I have often spoken about healthy organizations and the importance of trust in those organizations with a healthy culture. It is easy to say trust is important but how do we build trust? And, how do we come to trust others? So I did a bit of research to see if there are some relevant answers that can be applied to mountain operations. Here is paraphrasing from a blog post found at LeadingResources.com. Trust amongst the staff in lift operations, lift maintenance, snowmaking and ski patrol is important, knowing you can count on the team member to carry out their assignment or that someone has your back in a tight situation is so vital to success.
To understand how fundamental trust truly is, we have to go back to the beginning. As it turns out, we humans are hardwired to seek situations in which we feel trust, because our brains release high levels of oxytocin when we experience trust. Oxytocin is a neurotransmitter that makes us feel good and gives us positive feelings about the people around us. As a result, we are able to work through our disagreements and not harbor grudges. We cooperate in extraordinary ways.
Every one of our emotions stems from our feelings of trust—or the lack of it.
Trust is based on the principle of predictable returns. If I do this for you, I’ll get this in return. Reciprocity is an evolutionary strategy, hardwired into our genes. If you give me a hand, I’ll return the favor—especially if there’s a strong likelihood of repeated transactions with you in the future. We see this in our mountain ops departments where helping others builds that relationship that emerges into trust.
Trust hinges on having enough information over time to determine whether reciprocity occurs.

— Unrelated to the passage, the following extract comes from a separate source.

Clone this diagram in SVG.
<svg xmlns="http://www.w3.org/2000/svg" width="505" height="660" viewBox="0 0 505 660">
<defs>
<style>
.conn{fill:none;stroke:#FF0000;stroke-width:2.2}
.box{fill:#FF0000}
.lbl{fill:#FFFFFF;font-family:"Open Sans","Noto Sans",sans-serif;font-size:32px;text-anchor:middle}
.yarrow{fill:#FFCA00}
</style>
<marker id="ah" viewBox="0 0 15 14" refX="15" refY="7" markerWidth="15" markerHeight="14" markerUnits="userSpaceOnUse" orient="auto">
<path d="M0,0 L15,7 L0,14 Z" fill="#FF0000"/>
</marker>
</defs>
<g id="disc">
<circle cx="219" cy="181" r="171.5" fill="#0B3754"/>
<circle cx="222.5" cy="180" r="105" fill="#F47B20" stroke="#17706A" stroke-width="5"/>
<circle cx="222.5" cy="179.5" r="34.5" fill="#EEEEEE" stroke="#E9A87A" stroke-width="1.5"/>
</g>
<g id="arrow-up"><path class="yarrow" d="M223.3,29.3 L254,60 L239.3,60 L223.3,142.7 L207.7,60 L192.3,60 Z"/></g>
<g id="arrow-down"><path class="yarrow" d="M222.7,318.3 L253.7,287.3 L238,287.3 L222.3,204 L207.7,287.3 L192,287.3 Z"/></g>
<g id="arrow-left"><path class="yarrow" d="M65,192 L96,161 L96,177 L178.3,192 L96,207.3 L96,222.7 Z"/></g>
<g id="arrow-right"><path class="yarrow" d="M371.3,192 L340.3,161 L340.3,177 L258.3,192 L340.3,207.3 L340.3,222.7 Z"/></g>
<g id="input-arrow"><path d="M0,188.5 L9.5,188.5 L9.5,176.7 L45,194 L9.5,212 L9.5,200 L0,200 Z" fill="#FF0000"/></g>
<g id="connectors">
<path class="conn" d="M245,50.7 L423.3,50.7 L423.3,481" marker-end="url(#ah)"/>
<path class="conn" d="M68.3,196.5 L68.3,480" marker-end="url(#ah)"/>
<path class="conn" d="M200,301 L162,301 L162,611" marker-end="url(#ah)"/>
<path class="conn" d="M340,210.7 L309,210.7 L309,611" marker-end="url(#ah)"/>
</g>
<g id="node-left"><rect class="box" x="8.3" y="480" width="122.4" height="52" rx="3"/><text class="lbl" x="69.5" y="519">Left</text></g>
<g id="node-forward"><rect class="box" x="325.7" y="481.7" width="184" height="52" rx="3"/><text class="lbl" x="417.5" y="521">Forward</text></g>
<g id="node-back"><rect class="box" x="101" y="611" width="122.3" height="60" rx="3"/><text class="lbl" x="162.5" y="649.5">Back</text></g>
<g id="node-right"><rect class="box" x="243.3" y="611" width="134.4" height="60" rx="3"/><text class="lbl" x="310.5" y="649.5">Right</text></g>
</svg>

Our brains are hardwired to detect whether reciprocity and trust exist—or whether we’re getting the short end of the stick. This “cheater meter” is working in every conscious moment. If I think that you’ve treated me fairly, in ways I predicted, my cheater meter is in the green. If not, it swings into the red. For many in our world the “cheater meter” is on constantly as maybe it should be but if we don’t give others a chance how will trust be built?
You may not know it, but our cheater meters are working all the time.

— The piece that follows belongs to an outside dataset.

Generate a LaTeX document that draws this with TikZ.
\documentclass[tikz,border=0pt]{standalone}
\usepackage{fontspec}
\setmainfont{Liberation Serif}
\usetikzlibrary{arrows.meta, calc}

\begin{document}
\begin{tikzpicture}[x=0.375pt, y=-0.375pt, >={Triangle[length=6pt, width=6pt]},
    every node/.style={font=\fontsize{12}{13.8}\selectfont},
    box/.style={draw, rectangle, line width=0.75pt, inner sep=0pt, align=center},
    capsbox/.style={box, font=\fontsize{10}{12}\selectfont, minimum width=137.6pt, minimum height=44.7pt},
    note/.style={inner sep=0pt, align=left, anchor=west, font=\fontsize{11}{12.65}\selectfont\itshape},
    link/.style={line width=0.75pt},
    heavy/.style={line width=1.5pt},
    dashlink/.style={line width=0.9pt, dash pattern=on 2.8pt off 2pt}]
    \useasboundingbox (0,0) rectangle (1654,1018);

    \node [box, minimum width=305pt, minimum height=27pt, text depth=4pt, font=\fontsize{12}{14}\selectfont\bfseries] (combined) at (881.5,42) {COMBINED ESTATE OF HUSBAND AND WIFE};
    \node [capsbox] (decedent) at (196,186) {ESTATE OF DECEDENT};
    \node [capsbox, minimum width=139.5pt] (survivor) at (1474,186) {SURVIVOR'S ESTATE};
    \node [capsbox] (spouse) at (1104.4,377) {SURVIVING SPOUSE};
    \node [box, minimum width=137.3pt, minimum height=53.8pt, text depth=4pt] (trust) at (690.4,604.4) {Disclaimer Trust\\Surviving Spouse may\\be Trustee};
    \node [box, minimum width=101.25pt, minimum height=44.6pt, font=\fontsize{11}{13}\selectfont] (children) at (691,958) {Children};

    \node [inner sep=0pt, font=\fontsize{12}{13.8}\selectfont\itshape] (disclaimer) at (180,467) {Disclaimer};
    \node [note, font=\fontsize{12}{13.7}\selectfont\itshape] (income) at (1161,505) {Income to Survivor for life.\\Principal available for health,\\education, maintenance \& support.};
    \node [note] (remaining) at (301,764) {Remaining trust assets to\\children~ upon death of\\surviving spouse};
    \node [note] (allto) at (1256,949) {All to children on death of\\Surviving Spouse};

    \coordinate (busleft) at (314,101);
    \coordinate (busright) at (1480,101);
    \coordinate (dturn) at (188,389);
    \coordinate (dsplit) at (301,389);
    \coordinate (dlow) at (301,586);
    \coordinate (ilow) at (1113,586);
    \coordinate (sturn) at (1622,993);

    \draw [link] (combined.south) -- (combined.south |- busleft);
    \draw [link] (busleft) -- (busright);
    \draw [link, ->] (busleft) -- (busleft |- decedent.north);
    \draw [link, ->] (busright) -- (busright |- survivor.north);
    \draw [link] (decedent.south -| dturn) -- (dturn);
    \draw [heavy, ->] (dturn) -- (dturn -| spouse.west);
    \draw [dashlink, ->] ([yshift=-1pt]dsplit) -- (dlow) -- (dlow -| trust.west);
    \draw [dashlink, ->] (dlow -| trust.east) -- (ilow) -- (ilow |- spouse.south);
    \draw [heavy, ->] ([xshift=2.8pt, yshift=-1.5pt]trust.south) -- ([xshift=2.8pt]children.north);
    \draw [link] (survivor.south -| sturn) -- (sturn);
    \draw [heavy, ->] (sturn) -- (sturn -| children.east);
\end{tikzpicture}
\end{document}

When we feel trust, our cheater meter fades into the background. Everything feels good (that’s the oxytocin talking). But our cheater meters emerge the moment we experience distrust. Did your boss not include you in a decision that affects you? Did your peer forget to inform you about a bit of info relating to your job? Think about it. You know vividly when you distrust someone. Your cheater meter is a finely tuned instrument—one that you may not have even known existed. It’s working right now as you read this. Do you feel you’re getting useful information? Is this what you hoped to be learning? That’s your cheater meter at work.
Let’s add another layer of nuance to this trust business:
Each of us sets our cheater meter a bit differently.
This is particularly evident at the start of a relationship. Some people trust until they have data that convinces them otherwise. Some people distrust until they see evidence that they can trust. And a small percentage is on the margins: they either trust too much or rarely feel trust. Look at the following table and think about where your cheater meter is set.
If you said “trust until” you join roughly 45 percent of the population who feel that way. Another 45 percent say they “distrust until.” The remaining 10 percent occupy the two extremes, again in roughly even percentages. People have different trust orientations. That’s important to remember as you think about strategies for building trust.
Another dimension of trust has to do with expectations. Some have very high expectations and thus are easily disappointed. Others have low expectations and don’t feel particularly bothered when their expectations aren’t met.
So how do you build trust?
At the most basic level, trust is about reciprocity.
Reciprocity means getting treated fairly. In a work setting, this means people feel trust when they are paid fairly for the work they do. They feel trust when they are recognized for a job well done. Reciprocity hinges on predictability. If you’ve said something will occur if certain expectations are met, you’d better adhere to the deal—otherwise, you’ll set off a chain reaction of distrust.
Trust is not just about reciprocity. It’s about speed.
In a world where information flows at the speed of light, the speed of trust is the speed at which a colleague voluntarily communicates information that is important for you to know. For example, if I have the inside scoop on a fellow employee’s status or possible promotion, the speed of trust is reflected in how quickly I send you that information.
Trust obviously depends on communication.
Trust means that every employee, starting at the top, knows the organization’s goals. Trust means that roles and responsibilities are clear and that the rules for dealing with conflicts are well understood. Trust means holding people accountable for what they do and don’t do. High levels of trust enable people to listen to each other’s views, to talk about tough issues, to share information, and to work together as a team.
Another important element of trust is transparency—letting people know what’s going on even if the news is not all good.
Good company leadership shares how things are going, good or bad. Senior management goes out of its way to communicate what’s going on with revenues and profits. Transparency also builds trust with customers and other stakeholders. Transparency builds trust.
My big take away from this is that communication and transparency are critical to building trust and too trusting those around us. Being straight with our lift operators, snowmakers, lift maintenance folks is so important and even more important is communication. I have spoken of clarity and repeating the message in other posts. Building trust further strengthens the need for clarity in setting expectations, and delivering instructions and just because you said it once don’t think that you have said enough.